'''

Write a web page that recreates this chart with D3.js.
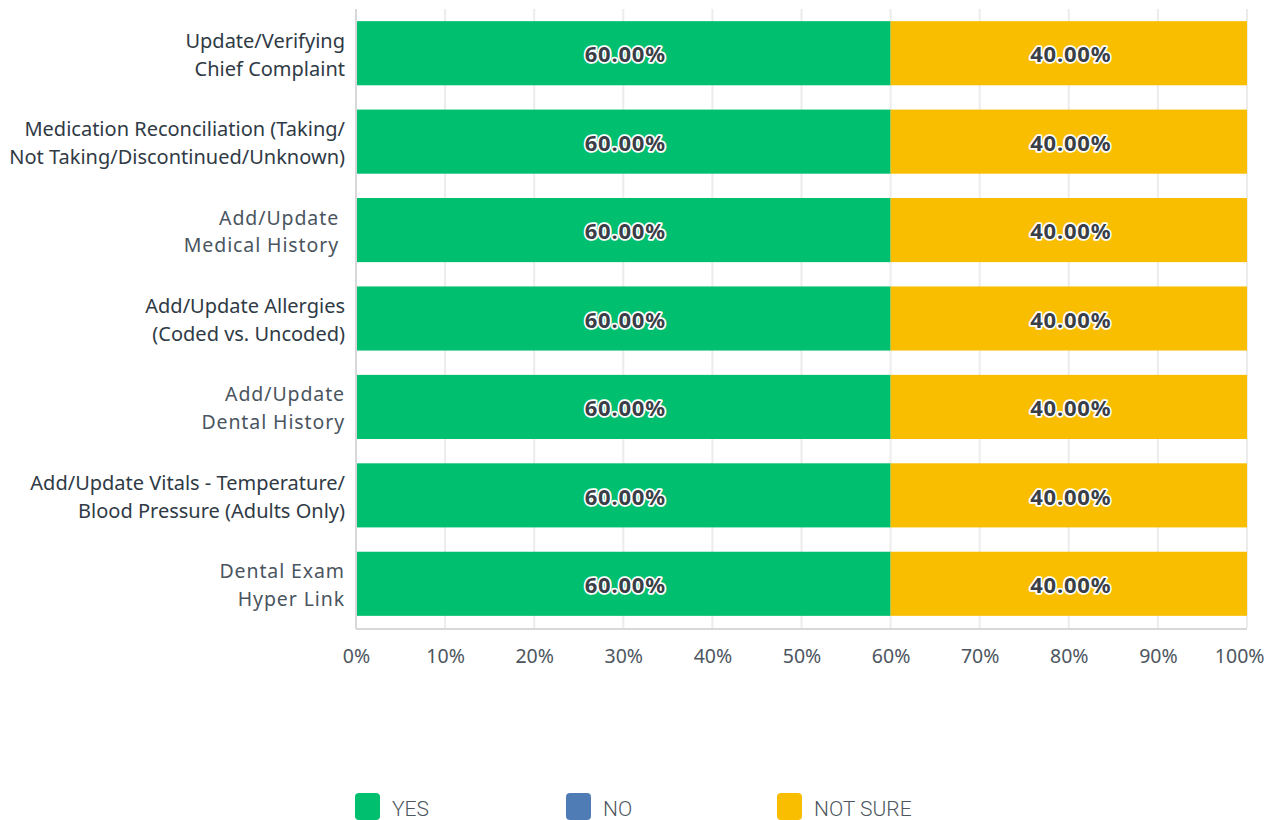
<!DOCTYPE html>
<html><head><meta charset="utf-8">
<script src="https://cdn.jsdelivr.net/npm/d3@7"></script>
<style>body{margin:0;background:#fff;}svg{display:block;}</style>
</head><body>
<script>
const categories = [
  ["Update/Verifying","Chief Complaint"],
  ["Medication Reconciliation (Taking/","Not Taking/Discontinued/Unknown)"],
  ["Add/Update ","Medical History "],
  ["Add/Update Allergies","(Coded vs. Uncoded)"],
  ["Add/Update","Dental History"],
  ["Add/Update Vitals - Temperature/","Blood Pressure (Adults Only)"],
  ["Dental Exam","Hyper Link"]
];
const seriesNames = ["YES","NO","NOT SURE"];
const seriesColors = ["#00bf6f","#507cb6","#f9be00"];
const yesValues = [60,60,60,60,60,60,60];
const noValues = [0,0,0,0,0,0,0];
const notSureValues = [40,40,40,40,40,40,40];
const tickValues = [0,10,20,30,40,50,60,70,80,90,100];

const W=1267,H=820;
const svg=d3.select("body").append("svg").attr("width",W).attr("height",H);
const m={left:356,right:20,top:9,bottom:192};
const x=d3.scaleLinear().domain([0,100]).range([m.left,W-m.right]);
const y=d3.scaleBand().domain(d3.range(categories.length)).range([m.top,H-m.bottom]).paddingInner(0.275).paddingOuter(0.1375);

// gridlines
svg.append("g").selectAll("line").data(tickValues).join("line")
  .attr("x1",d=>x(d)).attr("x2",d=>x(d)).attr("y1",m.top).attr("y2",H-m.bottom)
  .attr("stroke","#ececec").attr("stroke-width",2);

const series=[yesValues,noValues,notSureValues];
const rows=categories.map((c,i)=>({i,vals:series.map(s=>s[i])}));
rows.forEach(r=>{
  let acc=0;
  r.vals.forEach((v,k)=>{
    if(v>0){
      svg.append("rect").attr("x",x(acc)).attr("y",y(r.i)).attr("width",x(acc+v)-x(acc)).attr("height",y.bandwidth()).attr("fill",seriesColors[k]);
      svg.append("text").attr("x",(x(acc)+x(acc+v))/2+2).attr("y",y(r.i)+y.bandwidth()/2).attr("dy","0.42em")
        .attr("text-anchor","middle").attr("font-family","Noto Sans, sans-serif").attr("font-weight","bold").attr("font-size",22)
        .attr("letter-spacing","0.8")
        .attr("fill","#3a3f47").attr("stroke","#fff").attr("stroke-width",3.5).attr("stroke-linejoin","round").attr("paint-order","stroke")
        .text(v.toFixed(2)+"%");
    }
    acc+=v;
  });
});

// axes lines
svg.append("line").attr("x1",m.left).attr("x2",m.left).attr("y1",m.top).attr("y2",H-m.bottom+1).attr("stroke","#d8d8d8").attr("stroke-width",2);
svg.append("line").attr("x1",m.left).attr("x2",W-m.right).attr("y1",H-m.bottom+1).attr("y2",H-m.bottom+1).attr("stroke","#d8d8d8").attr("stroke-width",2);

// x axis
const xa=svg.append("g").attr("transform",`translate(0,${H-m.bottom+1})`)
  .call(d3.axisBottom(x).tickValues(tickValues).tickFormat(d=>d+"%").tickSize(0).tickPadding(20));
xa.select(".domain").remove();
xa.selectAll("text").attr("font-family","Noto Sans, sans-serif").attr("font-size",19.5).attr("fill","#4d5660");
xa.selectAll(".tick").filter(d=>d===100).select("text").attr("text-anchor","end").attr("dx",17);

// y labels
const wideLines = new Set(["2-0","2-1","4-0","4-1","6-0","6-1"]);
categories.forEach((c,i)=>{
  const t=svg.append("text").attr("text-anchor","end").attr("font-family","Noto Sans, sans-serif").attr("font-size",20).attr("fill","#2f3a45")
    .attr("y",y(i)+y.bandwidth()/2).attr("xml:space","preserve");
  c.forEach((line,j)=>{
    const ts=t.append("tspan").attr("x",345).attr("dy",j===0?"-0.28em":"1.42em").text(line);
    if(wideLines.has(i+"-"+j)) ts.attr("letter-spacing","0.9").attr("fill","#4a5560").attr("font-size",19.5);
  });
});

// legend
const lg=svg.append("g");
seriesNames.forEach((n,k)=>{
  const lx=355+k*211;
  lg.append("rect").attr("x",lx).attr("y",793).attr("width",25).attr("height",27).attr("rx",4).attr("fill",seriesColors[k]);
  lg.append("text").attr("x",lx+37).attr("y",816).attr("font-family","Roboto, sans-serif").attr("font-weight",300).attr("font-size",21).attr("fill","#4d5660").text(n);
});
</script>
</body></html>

'''

Copy out every line of the material above exactly, skipping the pictures.

Write a web page that recreates this chart with D3.js.
<!DOCTYPE html>
<html><head><meta charset="utf-8">
<script src="https://cdn.jsdelivr.net/npm/d3@7"></script>
<style>body{margin:0;background:#fff;}svg{display:block;}</style>
</head><body>
<script>
const categories = [
  ["Update/Verifying","Chief Complaint"],
  ["Medication Reconciliation (Taking/","Not Taking/Discontinued/Unknown)"],
  ["Add/Update ","Medical History "],
  ["Add/Update Allergies","(Coded vs. Uncoded)"],
  ["Add/Update","Dental History"],
  ["Add/Update Vitals - Temperature/","Blood Pressure (Adults Only)"],
  ["Dental Exam","Hyper Link"]
];
const seriesNames = ["YES","NO","NOT SURE"];
const seriesColors = ["#00bf6f","#507cb6","#f9be00"];
const yesValues = [60,60,60,60,60,60,60];
const noValues = [0,0,0,0,0,0,0];
const notSureValues = [40,40,40,40,40,40,40];
const tickValues = [0,10,20,30,40,50,60,70,80,90,100];

const W=1267,H=820;
const svg=d3.select("body").append("svg").attr("width",W).attr("height",H);
const m={left:356,right:20,top:9,bottom:192};
const x=d3.scaleLinear().domain([0,100]).range([m.left,W-m.right]);
const y=d3.scaleBand().domain(d3.range(categories.length)).range([m.top,H-m.bottom]).paddingInner(0.275).paddingOuter(0.1375);

// gridlines
svg.append("g").selectAll("line").data(tickValues).join("line")
  .attr("x1",d=>x(d)).attr("x2",d=>x(d)).attr("y1",m.top).attr("y2",H-m.bottom)
  .attr("stroke","#ececec").attr("stroke-width",2);

const series=[yesValues,noValues,notSureValues];
const rows=categories.map((c,i)=>({i,vals:series.map(s=>s[i])}));
rows.forEach(r=>{
  let acc=0;
  r.vals.forEach((v,k)=>{
    if(v>0){
      svg.append("rect").attr("x",x(acc)).attr("y",y(r.i)).attr("width",x(acc+v)-x(acc)).attr("height",y.bandwidth()).attr("fill",seriesColors[k]);
      svg.append("text").attr("x",(x(acc)+x(acc+v))/2+2).attr("y",y(r.i)+y.bandwidth()/2).attr("dy","0.42em")
        .attr("text-anchor","middle").attr("font-family","Noto Sans, sans-serif").attr("font-weight","bold").attr("font-size",22)
        .attr("letter-spacing","0.8")
        .attr("fill","#3a3f47").attr("stroke","#fff").attr("stroke-width",3.5).attr("stroke-linejoin","round").attr("paint-order","stroke")
        .text(v.toFixed(2)+"%");
    }
    acc+=v;
  });
});

// axes lines
svg.append("line").attr("x1",m.left).attr("x2",m.left).attr("y1",m.top).attr("y2",H-m.bottom+1).attr("stroke","#d8d8d8").attr("stroke-width",2);
svg.append("line").attr("x1",m.left).attr("x2",W-m.right).attr("y1",H-m.bottom+1).attr("y2",H-m.bottom+1).attr("stroke","#d8d8d8").attr("stroke-width",2);

// x axis
const xa=svg.append("g").attr("transform",`translate(0,${H-m.bottom+1})`)
  .call(d3.axisBottom(x).tickValues(tickValues).tickFormat(d=>d+"%").tickSize(0).tickPadding(20));
xa.select(".domain").remove();
xa.selectAll("text").attr("font-family","Noto Sans, sans-serif").attr("font-size",19.5).attr("fill","#4d5660");
xa.selectAll(".tick").filter(d=>d===100).select("text").attr("text-anchor","end").attr("dx",17);

// y labels
const wideLines = new Set(["2-0","2-1","4-0","4-1","6-0","6-1"]);
categories.forEach((c,i)=>{
  const t=svg.append("text").attr("text-anchor","end").attr("font-family","Noto Sans, sans-serif").attr("font-size",20).attr("fill","#2f3a45")
    .attr("y",y(i)+y.bandwidth()/2).attr("xml:space","preserve");
  c.forEach((line,j)=>{
    const ts=t.append("tspan").attr("x",345).attr("dy",j===0?"-0.28em":"1.42em").text(line);
    if(wideLines.has(i+"-"+j)) ts.attr("letter-spacing","0.9").attr("fill","#4a5560").attr("font-size",19.5);
  });
});

// legend
const lg=svg.append("g");
seriesNames.forEach((n,k)=>{
  const lx=355+k*211;
  lg.append("rect").attr("x",lx).attr("y",793).attr("width",25).attr("height",27).attr("rx",4).attr("fill",seriesColors[k]);
  lg.append("text").attr("x",lx+37).attr("y",816).attr("font-family","Roboto, sans-serif").attr("font-weight",300).attr("font-size",21).attr("fill","#4d5660").text(n);
});
</script>
</body></html>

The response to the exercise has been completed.